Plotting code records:
--
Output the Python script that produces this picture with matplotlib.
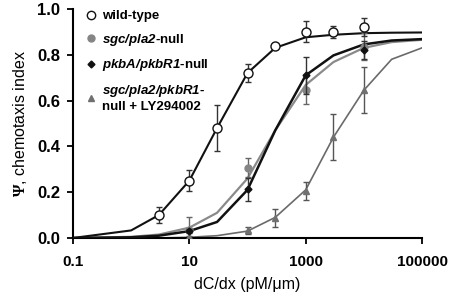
import matplotlib
matplotlib.use("Agg")
import matplotlib.pyplot as plt
from matplotlib.lines import Line2D

plt.rcParams['font.family'] = ['Liberation Sans', 'DejaVu Sans']
plt.rcParams['font.weight'] = 'bold'
plt.rcParams['mathtext.fontset'] = 'custom'
# rm -> bold italic sans for the gene names, sf -> serif for the Psi
plt.rcParams['mathtext.rm'] = 'Liberation Sans:italic:bold'
plt.rcParams['mathtext.sf'] = 'Liberation Serif'

# measured points
wt_x = [3, 10, 30, 100, 300, 1000, 3000, 10000]
wt_y = [0.10, 0.25, 0.48, 0.72, 0.84, 0.90, 0.90, 0.92]
wt_err = [0.035, 0.045, 0.10, 0.04, 0.01, 0.045, 0.025, 0.04]

sgc_x = [10, 100, 1000, 10000]
sgc_y = [0.036, 0.307, 0.645, 0.835]
sgc_err = [0.055, 0.04, 0.06, 0.06]

pkb_x = [10, 100, 1000, 10000]
pkb_y = [0.03, 0.213, 0.71, 0.82]
pkb_err = [0.01, 0.05, 0.08, 0.04]

ly_x = [10, 100, 300, 1000, 3000, 10000]
ly_y = [0.004, 0.033, 0.086, 0.206, 0.44, 0.645]
ly_err = [0.005, 0.015, 0.04, 0.04, 0.10, 0.10]

# fitted curves (as drawn)
fit_x = [0.1, 1, 3, 10, 30, 100, 300, 1000, 3000, 10000, 30000, 100000]
wt_fit = [0.0, 0.033, 0.10, 0.25, 0.48, 0.72, 0.83, 0.876, 0.887, 0.894, 0.896, 0.897]
sgc_fit = [0.0, 0.005, 0.015, 0.045, 0.11, 0.26, 0.47, 0.668, 0.768, 0.83, 0.855, 0.865]
pkb_fit = [0.0, 0.003, 0.01, 0.03, 0.07, 0.21, 0.47, 0.71, 0.797, 0.845, 0.862, 0.868]
ly_fit = [0.0, 0.0, 0.0, 0.003, 0.01, 0.03, 0.09, 0.21, 0.44, 0.645, 0.78, 0.83]

labels = ['wild-type',
          r'$\mathrm{sgc/pla2}$-null',
          r'$\mathrm{pkbA/pkbR1}$-null',
          '$\\mathrm{sgc/pla2/pkbR1}$-\nnull + LY294002']

fig = plt.figure(figsize=(4.5, 2.96), dpi=100)
ax = fig.add_axes([0.162, 0.196, 0.776, 0.774])

ax.plot(fit_x, ly_fit, color='#6a6a6a', lw=1.2, zorder=2)
ax.plot(fit_x, sgc_fit, color='#8a8a8a', lw=1.6, zorder=2)
ax.plot(fit_x, pkb_fit, color='#111111', lw=1.8, zorder=3)
ax.plot(fit_x, wt_fit, color='#111111', lw=1.5, zorder=4)

ax.errorbar(ly_x, ly_y, yerr=ly_err, fmt='^', ms=4.5, color='#707070',
            ecolor='#555555', elinewidth=1, capsize=2.5, zorder=5)
ax.errorbar(sgc_x, sgc_y, yerr=sgc_err, fmt='o', ms=5, color='#858585',
            ecolor='#666666', elinewidth=1, capsize=2.5, zorder=5)
ax.errorbar(pkb_x, pkb_y, yerr=pkb_err, fmt='D', ms=3.5, color='#111111',
            ecolor='#333333', elinewidth=1, capsize=2.5, zorder=6)
ax.errorbar(wt_x, wt_y, yerr=wt_err, fmt='o', ms=6.5, mfc='white',
            mec='#111111', mew=1, ecolor='#333333', elinewidth=1,
            capsize=2.5, zorder=7)

ax.set_xscale('log')
ax.set_xlim(0.1, 100000)
ax.set_ylim(0, 1.0)
ax.set_xticks([0.1, 10, 1000, 100000])
ax.set_xticklabels(['0.1', '10', '1000', '100000'])
ax.minorticks_off()
ax.set_yticks([0, 0.2, 0.4, 0.6, 0.8, 1.0])
ax.set_yticklabels(['0.0', '0.2', '0.4', '0.6', '0.8', '1.0'])
ax.tick_params(width=1.3, length=4, direction='out')
ax.tick_params(axis='x', labelsize=11, pad=8)
ax.tick_params(axis='y', labelsize=12, pad=5)
for s in ['top', 'right']:
    ax.spines[s].set_visible(False)
for s in ['left', 'bottom']:
    ax.spines[s].set_linewidth(1.5)

ax.set_xlabel('dC/dx (pM/\u03bcm)', fontsize=11.5, labelpad=6)
ax.set_ylabel('$\\mathsf{\\Psi}$, chemotaxis index', fontsize=11.5, labelpad=6)

handles = [
    Line2D([], [], ls='', marker='o', ms=6, mfc='white', mec='#111111', mew=1),
    Line2D([], [], ls='', marker='o', ms=5, color='#858585'),
    Line2D([], [], ls='', marker='D', ms=3.5, color='#111111'),
    Line2D([], [], ls='', marker='^', ms=5, color='#707070'),
]
ax.legend(handles, labels, loc='upper left', bbox_to_anchor=(0.015, 1.035),
          frameon=False, fontsize=9.5, handlelength=0.6, handletextpad=0.5,
          labelspacing=0.72, borderaxespad=0.3)

fig.savefig('out.png', dpi=100)
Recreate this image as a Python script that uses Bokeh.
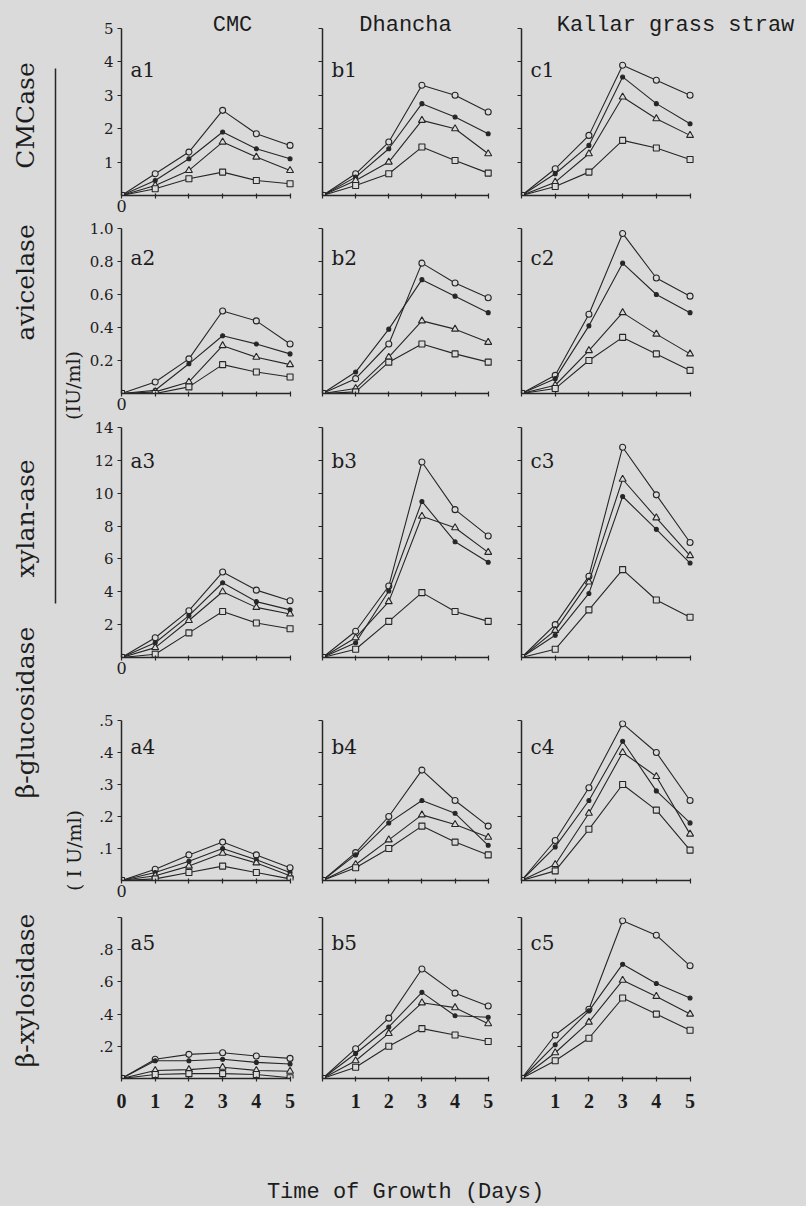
import math
from bokeh.plotting import figure
from bokeh.models import Range1d, FixedTicker, Label, GridBox, Row, Column, CustomJSTickFormatter
from bokeh.embed import file_html
from bokeh.resources import INLINE
from bokeh.core.properties import value

BG = "#dadada"
INK = "#262626"

# ---------------- data (enzyme activity vs. days of growth) ----------------
days = [0, 1, 2, 3, 4, 5]

# row 1: CMCase (IU/ml)
a1_o = [0, 0.65, 1.3, 2.55, 1.85, 1.5]
a1_d = [0, 0.45, 1.1, 1.9, 1.4, 1.1]
a1_t = [0, 0.3, 0.75, 1.6, 1.15, 0.75]
a1_s = [0, 0.2, 0.5, 0.7, 0.45, 0.35]
b1_o = [0, 0.65, 1.6, 3.3, 3.0, 2.5]
b1_d = [0, 0.55, 1.4, 2.75, 2.35, 1.85]
b1_t = [0, 0.45, 1.0, 2.25, 2.0, 1.25]
b1_s = [0, 0.3, 0.65, 1.45, 1.05, 0.67]
c1_o = [0, 0.8, 1.8, 3.9, 3.45, 3.0]
c1_d = [0, 0.65, 1.5, 3.55, 2.75, 2.15]
c1_t = [0, 0.4, 1.25, 2.95, 2.3, 1.8]
c1_s = [0, 0.27, 0.7, 1.65, 1.42, 1.08]

# row 2: avicelase
a2_o = [0, 0.07, 0.21, 0.50, 0.44, 0.30]
a2_d = [0, 0.02, 0.18, 0.35, 0.30, 0.24]
a2_t = [0, 0.01, 0.07, 0.29, 0.22, 0.175]
a2_s = [0, 0.0, 0.04, 0.175, 0.13, 0.10]
b2_o = [0, 0.09, 0.30, 0.79, 0.67, 0.58]
b2_d = [0, 0.13, 0.39, 0.69, 0.59, 0.49]
b2_t = [0, 0.03, 0.22, 0.44, 0.39, 0.31]
b2_s = [0, 0.01, 0.19, 0.30, 0.24, 0.19]
c2_o = [0, 0.11, 0.48, 0.97, 0.70, 0.59]
c2_d = [0, 0.09, 0.41, 0.79, 0.60, 0.49]
c2_t = [0, 0.05, 0.26, 0.49, 0.36, 0.24]
c2_s = [0, 0.03, 0.20, 0.34, 0.24, 0.14]

# row 3: xylanase
a3_o = [0, 1.2, 2.85, 5.2, 4.1, 3.45]
a3_d = [0, 0.9, 2.55, 4.55, 3.4, 2.9]
a3_t = [0, 0.6, 2.25, 4.0, 3.05, 2.65]
a3_s = [0, 0.2, 1.5, 2.8, 2.1, 1.75]
b3_o = [0, 1.6, 4.35, 11.9, 9.0, 7.4]
b3_d = [0, 0.9, 4.05, 9.5, 7.05, 5.8]
b3_t = [0, 1.2, 3.4, 8.6, 7.9, 6.4]
b3_s = [0, 0.5, 2.2, 3.95, 2.8, 2.2]
c3_o = [0, 2.0, 4.95, 12.8, 9.9, 7.0]
c3_t = [0, 1.65, 4.6, 10.85, 8.5, 6.2]
c3_d = [0, 1.35, 3.9, 9.8, 7.8, 5.75]
c3_s = [0, 0.5, 2.9, 5.35, 3.5, 2.45]

# row 4: beta-glucosidase
a4_o = [0, 0.035, 0.08, 0.12, 0.08, 0.04]
a4_d = [0, 0.025, 0.06, 0.10, 0.065, 0.025]
a4_t = [0, 0.015, 0.045, 0.085, 0.055, 0.015]
a4_s = [0, 0.005, 0.025, 0.045, 0.025, 0.005]
b4_o = [0, 0.087, 0.20, 0.345, 0.25, 0.17]
b4_d = [0, 0.08, 0.18, 0.25, 0.21, 0.11]
b4_t = [0, 0.05, 0.127, 0.205, 0.175, 0.135]
b4_s = [0, 0.04, 0.10, 0.17, 0.12, 0.08]
c4_o = [0, 0.125, 0.29, 0.49, 0.40, 0.25]
c4_d = [0, 0.105, 0.25, 0.435, 0.28, 0.18]
c4_t = [0, 0.05, 0.21, 0.40, 0.325, 0.145]
c4_s = [0, 0.03, 0.16, 0.30, 0.22, 0.095]

# row 5: beta-xylosidase
a5_o = [0, 0.12, 0.15, 0.16, 0.14, 0.125]
a5_d = [0, 0.11, 0.11, 0.12, 0.10, 0.09]
a5_t = [0, 0.05, 0.055, 0.07, 0.05, 0.045]
a5_s = [0, 0.025, 0.03, 0.03, 0.025, 0.005]
b5_o = [0, 0.185, 0.375, 0.68, 0.53, 0.45]
b5_d = [0, 0.155, 0.32, 0.535, 0.39, 0.38]
b5_t = [0, 0.11, 0.28, 0.47, 0.44, 0.34]
b5_s = [0, 0.07, 0.20, 0.31, 0.27, 0.23]
c5_o = [0, 0.27, 0.43, 0.98, 0.89, 0.70]
c5_d = [0, 0.21, 0.42, 0.71, 0.59, 0.50]
c5_t = [0, 0.16, 0.35, 0.61, 0.51, 0.40]
c5_s = [0, 0.11, 0.25, 0.50, 0.40, 0.30]

col_titles = ["CMC", "Dhancha", "Kallar grass straw"]
row_names = ["CMCase", "avicelase", "xylan-ase", "\u03b2-glucosidase", "\u03b2-xylosidase"]
unit_labels = ["(IU/ml)", "( I U/ml)"]
x_title = "Time of Growth (Days)"
panel_ids = [["a1", "b1", "c1"], ["a2", "b2", "c2"], ["a3", "b3", "c3"],
             ["a4", "b4", "c4"], ["a5", "b5", "c5"]]
y_max = [5, 1.0, 14, 0.5, 1.0]
y_ticks = [[1, 2, 3, 4, 5], [0.2, 0.4, 0.6, 0.8, 1.0], [2, 4, 6, 8, 10, 12, 14],
           [0.1, 0.2, 0.3, 0.4, 0.5], [0.2, 0.4, 0.6, 0.8, 1.0]]
y_tick_labels = [["1", "2", "3", "4", "5"], ["0.2", "0.4", "0.6", "0.8", "1.0"],
                 ["2", "4", "6", "8", "10", "12", "14"], [".1", ".2", ".3", ".4", ".5"],
                 [".2", ".4", ".6", ".8", ""]]
x_tick_labels = ["0", "1", "2", "3", "4", "5"]

series = {
    "a1": [a1_o, a1_d, a1_t, a1_s], "b1": [b1_o, b1_d, b1_t, b1_s], "c1": [c1_o, c1_d, c1_t, c1_s],
    "a2": [a2_o, a2_d, a2_t, a2_s], "b2": [b2_o, b2_d, b2_t, b2_s], "c2": [c2_o, c2_d, c2_t, c2_s],
    "a3": [a3_o, a3_d, a3_t, a3_s], "b3": [b3_o, b3_d, b3_t, b3_s], "c3": [c3_o, c3_d, c3_t, c3_s],
    "a4": [a4_o, a4_d, a4_t, a4_s], "b4": [b4_o, b4_d, b4_t, b4_s], "c4": [c4_o, c4_d, c4_t, c4_s],
    "a5": [a5_o, a5_d, a5_t, a5_s], "b5": [b5_o, b5_d, b5_t, b5_s], "c5": [c5_o, c5_d, c5_t, c5_s],
}

# ---------------- layout (page pixels, origin at top-left) ----------------
LABEL_W = 84
COLS = [dict(left=37, frame=177, right=10),
        dict(left=14, frame=174, right=10),
        dict(left=15, frame=283, right=2)]
col_unit = [33.71, 33.14, 33.71]     # pixels per day in each column
# axis = pixel length of the 0..y_max axis; frame may extend above it (row 1, for titles)
ROWS = [dict(top=4, frame=191, axis=167, bottom=24),
        dict(top=9, frame=165, axis=165, bottom=24),
        dict(top=10, frame=230, axis=230, bottom=24),
        dict(top=39, frame=160, axis=160, bottom=24),
        dict(top=13, frame=161, axis=161, bottom=47)]
BOTTOM_H = 81

col_frame_left = []
xx = LABEL_W
for c in COLS:
    col_frame_left.append(xx + c["left"])
    xx += c["left"] + c["frame"] + c["right"]
TOTAL_W = xx
row_frame_bottom = []
yy = 0
for r in ROWS:
    row_frame_bottom.append(yy + r["top"] + r["frame"])
    yy += r["top"] + r["frame"] + r["bottom"]
GRID_H = yy


def to_data(ci, ri, px, py, xe, ye):
    x = (px - col_frame_left[ci]) * xe / COLS[ci]["frame"]
    y = (row_frame_bottom[ri] - py) * ye / ROWS[ri]["frame"]
    return x, y


def fmt(tick_values, tick_texts):
    return CustomJSTickFormatter(
        args=dict(tv=tick_values, tl=tick_texts),
        code="for (let i = 0; i < tv.length; i++) { if (Math.abs(tv[i] - tick) < 1e-9) return tl[i]; } return '';")


marker_styles = [("circle", 6, BG), ("circle", 4, INK), ("triangle", 7, BG), ("square", 6, BG)]
label_dy = [41, 29, 33, 26, 25]      # panel tag offset below the axis top (px)
title_x = [232, 405, 675]

grid_children = []
for ri in range(5):
    for ci in range(3):
        c, r = COLS[ci], ROWS[ri]
        xe = c["frame"] / col_unit[ci]
        ye = y_max[ri] * r["frame"] / r["axis"]
        p = figure(width=c["left"] + c["frame"] + c["right"],
                   height=r["top"] + r["frame"] + r["bottom"],
                   x_range=Range1d(0, xe), y_range=Range1d(0, ye), title=None,
                   min_border_left=c["left"], min_border_right=c["right"],
                   min_border_top=r["top"], min_border_bottom=r["bottom"],
                   toolbar_location=None, output_backend="svg",
                   background_fill_color=BG, border_fill_color=BG,
                   outline_line_color=None)
        p.grid.visible = False
        xa, ya = p.xaxis[0], p.yaxis[0]
        for ax in (xa, ya):
            ax.axis_line_color = INK
            ax.axis_line_width = 1.5
            ax.major_tick_line_color = INK
            ax.major_tick_line_width = 1.2
            ax.minor_tick_line_color = None
            ax.major_label_text_color = "#1c1c1c"
        xa.ticker = FixedTicker(ticks=days)
        xa.bounds = (0, 5)
        xa.major_tick_out = 3
        xa.major_tick_in = 2
        ya.ticker = FixedTicker(ticks=y_ticks[ri])
        ya.bounds = (0, y_max[ri])
        ya.major_tick_out = 4
        ya.major_tick_in = 0
        ya.major_label_standoff = 4
        ya.major_label_text_font = "DejaVu Serif"
        ya.major_label_text_font_size = "15px"
        if ci == 0:
            ya.formatter = fmt(y_ticks[ri], y_tick_labels[ri])
        else:
            ya.formatter = fmt(y_ticks[ri], [""] * len(y_ticks[ri]))
        if ri < 4:
            xa.major_label_standoff = 1
            xa.major_label_text_font = "DejaVu Serif"
            xa.major_label_text_font_size = "16px"
            xa.formatter = fmt(days, ["0", "", "", "", "", ""] if ci == 0 else [""] * 6)
        else:
            xa.major_label_standoff = 12
            xa.major_label_text_font = "Liberation Serif"
            xa.major_label_text_font_style = "bold"
            xa.major_label_text_font_size = "20px"
            xa.formatter = fmt(days, x_tick_labels if ci == 0 else [""] + x_tick_labels[1:])

        pid = panel_ids[ri][ci]
        for ys, (mk, sz, fc) in zip(series[pid], marker_styles):
            p.line(days, ys, line_color=INK, line_width=1.1)
            p.scatter(days, ys, marker=mk, size=sz, line_color=INK, fill_color=fc, line_width=1.1)

        axis_top = row_frame_bottom[ri] - r["axis"]
        lx, ly = to_data(ci, ri, col_frame_left[ci] + 9, axis_top + label_dy[ri], xe, ye)
        p.add_layout(Label(x=lx, y=ly, text=pid, text_font="DejaVu Serif", text_font_size="20px",
                           text_color="#1c1c1c", text_baseline="middle", text_align="left"))
        if ri == 0:
            tx, ty = to_data(ci, 0, title_x[ci], 25, xe, ye)
            p.add_layout(Label(x=tx, y=ty, text=col_titles[ci], text_font="Liberation Mono",
                               text_font_size="22px", text_color="#1c1c1c",
                               text_align="center", text_baseline="middle"))
        grid_children.append((p, ri, ci))

panels = GridBox(children=grid_children, spacing=0, styles={"background-color": BG})

# left label strip; coordinates are pixels up from its bottom edge
lf = figure(width=LABEL_W, height=GRID_H, x_range=Range1d(0, LABEL_W), y_range=Range1d(0, GRID_H),
            title=None, min_border=0, x_axis_type=None, y_axis_type=None, toolbar_location=None,
            output_backend="svg", background_fill_color=BG, border_fill_color=BG,
            outline_line_color=None)
lf.grid.visible = False
row_label_page_y = [115, 282, 518, 712, 990]
lf.text(x=[25] * 5, y=[GRID_H - v for v in row_label_page_y], text=row_names,
        angle=math.pi / 2, text_align="center", text_baseline="middle",
        text_font=value("DejaVu Serif"), text_font_size=value("25px"), text_color="#1c1c1c")
lf.text(x=[72, 73], y=[GRID_H - 385, GRID_H - 850], text=unit_labels,
        angle=math.pi / 2, text_align="center", text_baseline="middle",
        text_font=value("DejaVu Serif"), text_font_size=value("19px"), text_color="#1c1c1c")
lf.segment(x0=[55], y0=[GRID_H - 68], x1=[55], y1=[GRID_H - 603],
           line_color=INK, line_width=1.5)

bf = figure(width=TOTAL_W, height=BOTTOM_H, x_range=Range1d(0, TOTAL_W), y_range=Range1d(0, BOTTOM_H),
            title=None, min_border=0, x_axis_type=None, y_axis_type=None, toolbar_location=None,
            output_backend="svg", background_fill_color=BG, border_fill_color=BG,
            outline_line_color=None)
bf.grid.visible = False
bf.text(x=[405], y=[GRID_H + BOTTOM_H - 1192], text=[x_title],
        text_align="center", text_baseline="middle",
        text_font=value("Liberation Mono"), text_font_size=value("22px"), text_color="#1c1c1c")

layout = Column(children=[Row(children=[lf, panels], spacing=0, styles={"background-color": BG}), bf],
                spacing=0, styles={"background-color": BG})
open("out.html", "w").write(file_html(layout, INLINE))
--
Stated exercise >> The lines from the top of the data above through the one holding "plt.rcParams['mathtext.sf'] = 'Liberation" are to be repeated exactly, and only those, with no pictures.

Task result >>
Output the Python script that produces this picture with matplotlib.
import matplotlib
matplotlib.use("Agg")
import matplotlib.pyplot as plt
from matplotlib.lines import Line2D

plt.rcParams['font.family'] = ['Liberation Sans', 'DejaVu Sans']
plt.rcParams['font.weight'] = 'bold'
plt.rcParams['mathtext.fontset'] = 'custom'
# rm -> bold italic sans for the gene names, sf -> serif for the Psi
plt.rcParams['mathtext.rm'] = 'Liberation Sans:italic:bold'
plt.rcParams['mathtext.sf'] = 'Liberation Serif'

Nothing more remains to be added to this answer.